Begin DATA TO USE
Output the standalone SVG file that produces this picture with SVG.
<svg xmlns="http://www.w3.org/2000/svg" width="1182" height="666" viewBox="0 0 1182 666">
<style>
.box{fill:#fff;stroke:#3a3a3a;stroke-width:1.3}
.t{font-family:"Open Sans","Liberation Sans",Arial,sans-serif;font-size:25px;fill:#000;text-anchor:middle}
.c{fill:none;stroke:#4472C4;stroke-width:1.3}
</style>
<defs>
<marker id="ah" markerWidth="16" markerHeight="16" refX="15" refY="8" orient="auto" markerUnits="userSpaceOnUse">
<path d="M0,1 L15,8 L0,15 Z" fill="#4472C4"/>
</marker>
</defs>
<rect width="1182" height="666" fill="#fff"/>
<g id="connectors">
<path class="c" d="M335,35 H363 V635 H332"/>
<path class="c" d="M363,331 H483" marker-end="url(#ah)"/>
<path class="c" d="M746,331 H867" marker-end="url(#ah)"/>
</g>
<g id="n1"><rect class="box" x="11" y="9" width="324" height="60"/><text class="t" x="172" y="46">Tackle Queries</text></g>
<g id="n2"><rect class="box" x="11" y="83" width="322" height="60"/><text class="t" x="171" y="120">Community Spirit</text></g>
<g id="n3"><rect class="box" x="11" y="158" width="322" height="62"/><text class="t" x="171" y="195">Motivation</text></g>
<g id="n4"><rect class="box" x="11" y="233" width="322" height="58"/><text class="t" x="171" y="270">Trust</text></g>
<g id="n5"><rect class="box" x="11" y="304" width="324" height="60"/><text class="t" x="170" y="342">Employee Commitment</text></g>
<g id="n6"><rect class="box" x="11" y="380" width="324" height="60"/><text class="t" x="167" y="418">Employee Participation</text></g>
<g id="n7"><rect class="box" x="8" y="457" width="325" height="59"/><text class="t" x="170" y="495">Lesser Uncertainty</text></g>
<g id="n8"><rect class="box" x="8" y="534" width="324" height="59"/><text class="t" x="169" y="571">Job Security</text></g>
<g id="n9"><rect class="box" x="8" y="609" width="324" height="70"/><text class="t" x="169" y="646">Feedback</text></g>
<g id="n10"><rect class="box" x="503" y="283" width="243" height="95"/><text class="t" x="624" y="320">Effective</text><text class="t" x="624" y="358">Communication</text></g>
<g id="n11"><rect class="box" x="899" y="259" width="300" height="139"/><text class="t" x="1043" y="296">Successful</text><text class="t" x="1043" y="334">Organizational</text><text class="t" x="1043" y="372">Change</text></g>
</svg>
End DATA TO USE
Begin DATA TO USE
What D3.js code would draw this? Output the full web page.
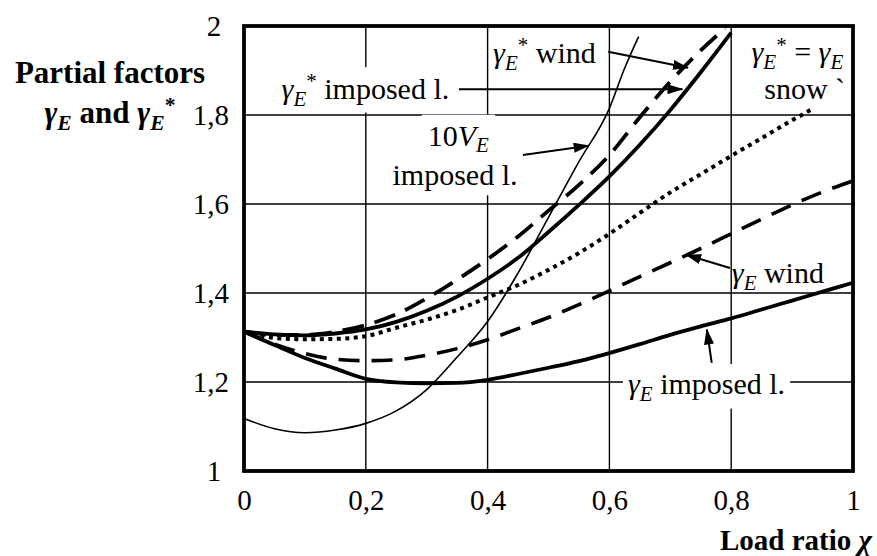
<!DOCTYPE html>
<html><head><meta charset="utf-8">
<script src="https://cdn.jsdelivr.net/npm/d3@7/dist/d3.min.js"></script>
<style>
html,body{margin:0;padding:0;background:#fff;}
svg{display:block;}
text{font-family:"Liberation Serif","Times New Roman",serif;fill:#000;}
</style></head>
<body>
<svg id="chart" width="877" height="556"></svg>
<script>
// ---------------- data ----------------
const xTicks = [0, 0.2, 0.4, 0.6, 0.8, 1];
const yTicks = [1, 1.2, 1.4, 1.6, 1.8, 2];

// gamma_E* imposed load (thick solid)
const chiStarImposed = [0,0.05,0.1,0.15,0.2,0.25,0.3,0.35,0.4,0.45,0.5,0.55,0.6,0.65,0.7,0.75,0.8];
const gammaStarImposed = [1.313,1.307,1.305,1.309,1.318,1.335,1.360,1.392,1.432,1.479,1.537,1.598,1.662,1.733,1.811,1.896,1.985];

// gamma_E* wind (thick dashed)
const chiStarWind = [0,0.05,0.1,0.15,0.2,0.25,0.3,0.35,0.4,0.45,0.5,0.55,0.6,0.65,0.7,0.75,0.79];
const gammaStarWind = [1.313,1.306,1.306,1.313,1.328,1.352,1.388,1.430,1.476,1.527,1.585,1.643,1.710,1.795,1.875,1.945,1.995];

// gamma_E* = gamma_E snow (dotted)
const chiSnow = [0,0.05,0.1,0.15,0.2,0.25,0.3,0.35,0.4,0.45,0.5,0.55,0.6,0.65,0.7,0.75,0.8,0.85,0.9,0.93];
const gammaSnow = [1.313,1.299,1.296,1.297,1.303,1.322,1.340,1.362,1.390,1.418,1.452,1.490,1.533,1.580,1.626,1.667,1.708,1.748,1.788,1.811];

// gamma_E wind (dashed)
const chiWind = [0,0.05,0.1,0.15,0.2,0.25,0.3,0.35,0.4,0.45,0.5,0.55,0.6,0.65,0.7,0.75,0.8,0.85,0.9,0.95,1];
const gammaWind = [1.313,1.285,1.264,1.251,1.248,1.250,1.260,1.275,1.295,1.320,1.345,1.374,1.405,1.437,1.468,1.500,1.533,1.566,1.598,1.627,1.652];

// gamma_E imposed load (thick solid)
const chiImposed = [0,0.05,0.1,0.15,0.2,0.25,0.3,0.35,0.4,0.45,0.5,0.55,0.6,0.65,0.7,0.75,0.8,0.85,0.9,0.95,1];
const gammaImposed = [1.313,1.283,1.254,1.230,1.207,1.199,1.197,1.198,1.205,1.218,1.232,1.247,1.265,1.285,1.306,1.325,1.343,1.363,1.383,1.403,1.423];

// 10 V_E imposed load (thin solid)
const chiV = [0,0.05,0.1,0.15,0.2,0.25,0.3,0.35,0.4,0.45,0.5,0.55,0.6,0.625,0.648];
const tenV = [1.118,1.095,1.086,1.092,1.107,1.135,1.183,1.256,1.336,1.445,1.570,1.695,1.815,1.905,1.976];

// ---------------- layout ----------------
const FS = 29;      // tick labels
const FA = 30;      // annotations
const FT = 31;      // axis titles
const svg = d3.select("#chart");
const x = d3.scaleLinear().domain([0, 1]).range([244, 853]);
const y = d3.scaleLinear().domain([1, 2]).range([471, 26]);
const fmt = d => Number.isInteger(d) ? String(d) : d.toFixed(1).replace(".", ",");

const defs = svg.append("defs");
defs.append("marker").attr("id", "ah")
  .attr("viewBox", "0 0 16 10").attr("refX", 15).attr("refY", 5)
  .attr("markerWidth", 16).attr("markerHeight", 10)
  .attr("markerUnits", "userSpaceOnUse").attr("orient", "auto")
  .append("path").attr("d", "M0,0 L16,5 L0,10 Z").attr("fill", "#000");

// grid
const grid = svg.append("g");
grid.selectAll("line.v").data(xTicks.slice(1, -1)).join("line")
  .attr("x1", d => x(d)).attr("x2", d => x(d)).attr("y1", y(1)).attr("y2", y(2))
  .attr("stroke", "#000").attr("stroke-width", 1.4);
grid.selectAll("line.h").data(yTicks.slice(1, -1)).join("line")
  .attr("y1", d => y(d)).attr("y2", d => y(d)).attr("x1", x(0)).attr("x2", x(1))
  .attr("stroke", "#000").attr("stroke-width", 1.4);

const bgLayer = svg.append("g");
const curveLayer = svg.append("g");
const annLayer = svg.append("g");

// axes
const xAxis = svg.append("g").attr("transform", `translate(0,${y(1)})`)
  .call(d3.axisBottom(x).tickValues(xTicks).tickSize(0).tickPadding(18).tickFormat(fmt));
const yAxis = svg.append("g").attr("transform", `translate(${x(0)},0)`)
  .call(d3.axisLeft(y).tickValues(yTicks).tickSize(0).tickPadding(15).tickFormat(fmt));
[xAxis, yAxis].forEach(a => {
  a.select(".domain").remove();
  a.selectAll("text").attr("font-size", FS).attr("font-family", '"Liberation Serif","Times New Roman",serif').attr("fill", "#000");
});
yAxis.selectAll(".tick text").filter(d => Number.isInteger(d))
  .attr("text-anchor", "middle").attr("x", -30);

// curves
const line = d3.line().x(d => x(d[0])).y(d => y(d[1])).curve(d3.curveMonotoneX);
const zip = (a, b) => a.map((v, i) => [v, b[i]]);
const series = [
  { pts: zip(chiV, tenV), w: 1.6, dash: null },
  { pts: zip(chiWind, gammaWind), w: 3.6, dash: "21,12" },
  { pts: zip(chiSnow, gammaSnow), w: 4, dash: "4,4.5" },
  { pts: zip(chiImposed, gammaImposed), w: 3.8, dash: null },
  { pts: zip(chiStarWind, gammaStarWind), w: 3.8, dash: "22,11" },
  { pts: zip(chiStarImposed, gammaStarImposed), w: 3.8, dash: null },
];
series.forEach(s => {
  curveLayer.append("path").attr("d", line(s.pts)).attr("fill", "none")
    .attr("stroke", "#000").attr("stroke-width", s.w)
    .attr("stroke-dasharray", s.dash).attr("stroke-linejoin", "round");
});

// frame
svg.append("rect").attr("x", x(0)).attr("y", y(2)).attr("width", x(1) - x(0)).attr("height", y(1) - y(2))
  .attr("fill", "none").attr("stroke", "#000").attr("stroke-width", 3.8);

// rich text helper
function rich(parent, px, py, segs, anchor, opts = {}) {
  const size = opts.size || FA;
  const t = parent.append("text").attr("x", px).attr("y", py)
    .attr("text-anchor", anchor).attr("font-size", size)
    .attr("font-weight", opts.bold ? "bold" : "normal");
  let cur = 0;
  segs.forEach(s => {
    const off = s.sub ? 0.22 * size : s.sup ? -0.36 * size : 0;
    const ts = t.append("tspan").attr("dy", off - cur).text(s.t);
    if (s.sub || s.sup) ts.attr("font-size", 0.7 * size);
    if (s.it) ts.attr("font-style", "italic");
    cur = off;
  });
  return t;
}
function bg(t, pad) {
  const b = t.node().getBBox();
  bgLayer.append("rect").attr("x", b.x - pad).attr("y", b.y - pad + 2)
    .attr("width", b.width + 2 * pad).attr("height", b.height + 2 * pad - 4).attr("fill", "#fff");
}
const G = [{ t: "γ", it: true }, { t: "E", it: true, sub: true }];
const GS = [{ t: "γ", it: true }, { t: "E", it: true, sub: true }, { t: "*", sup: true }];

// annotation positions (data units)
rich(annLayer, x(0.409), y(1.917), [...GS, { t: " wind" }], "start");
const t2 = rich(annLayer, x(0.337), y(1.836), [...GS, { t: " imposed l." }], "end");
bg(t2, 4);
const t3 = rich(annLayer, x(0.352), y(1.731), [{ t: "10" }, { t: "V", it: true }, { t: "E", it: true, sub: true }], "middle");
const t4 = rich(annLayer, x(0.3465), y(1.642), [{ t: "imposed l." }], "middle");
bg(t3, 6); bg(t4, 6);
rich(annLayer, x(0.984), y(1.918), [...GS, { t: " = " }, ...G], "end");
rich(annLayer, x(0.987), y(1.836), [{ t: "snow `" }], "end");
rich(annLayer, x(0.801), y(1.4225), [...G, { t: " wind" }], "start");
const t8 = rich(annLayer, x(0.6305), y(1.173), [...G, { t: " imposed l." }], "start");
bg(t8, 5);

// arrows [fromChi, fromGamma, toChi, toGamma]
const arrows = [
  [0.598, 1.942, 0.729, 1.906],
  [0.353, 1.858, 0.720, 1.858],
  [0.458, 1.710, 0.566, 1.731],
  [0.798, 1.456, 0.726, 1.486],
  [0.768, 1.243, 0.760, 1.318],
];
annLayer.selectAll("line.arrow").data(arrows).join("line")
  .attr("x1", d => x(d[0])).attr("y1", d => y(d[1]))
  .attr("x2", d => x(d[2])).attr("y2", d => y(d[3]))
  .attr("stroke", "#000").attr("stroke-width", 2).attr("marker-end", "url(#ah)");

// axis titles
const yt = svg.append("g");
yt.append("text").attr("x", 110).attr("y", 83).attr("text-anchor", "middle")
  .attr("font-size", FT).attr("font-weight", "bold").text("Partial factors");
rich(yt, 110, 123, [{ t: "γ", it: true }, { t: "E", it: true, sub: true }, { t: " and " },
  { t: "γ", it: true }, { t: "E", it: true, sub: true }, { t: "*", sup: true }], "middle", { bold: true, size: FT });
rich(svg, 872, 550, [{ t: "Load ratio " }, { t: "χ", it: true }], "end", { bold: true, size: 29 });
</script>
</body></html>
End DATA TO USE
*WHAT IS REQUIRED:* Look through the entries above and list every line containing "Output".

*TASK RESULT:*
Output the standalone SVG file that produces this picture with SVG.
What D3.js code would draw this? Output the full web page.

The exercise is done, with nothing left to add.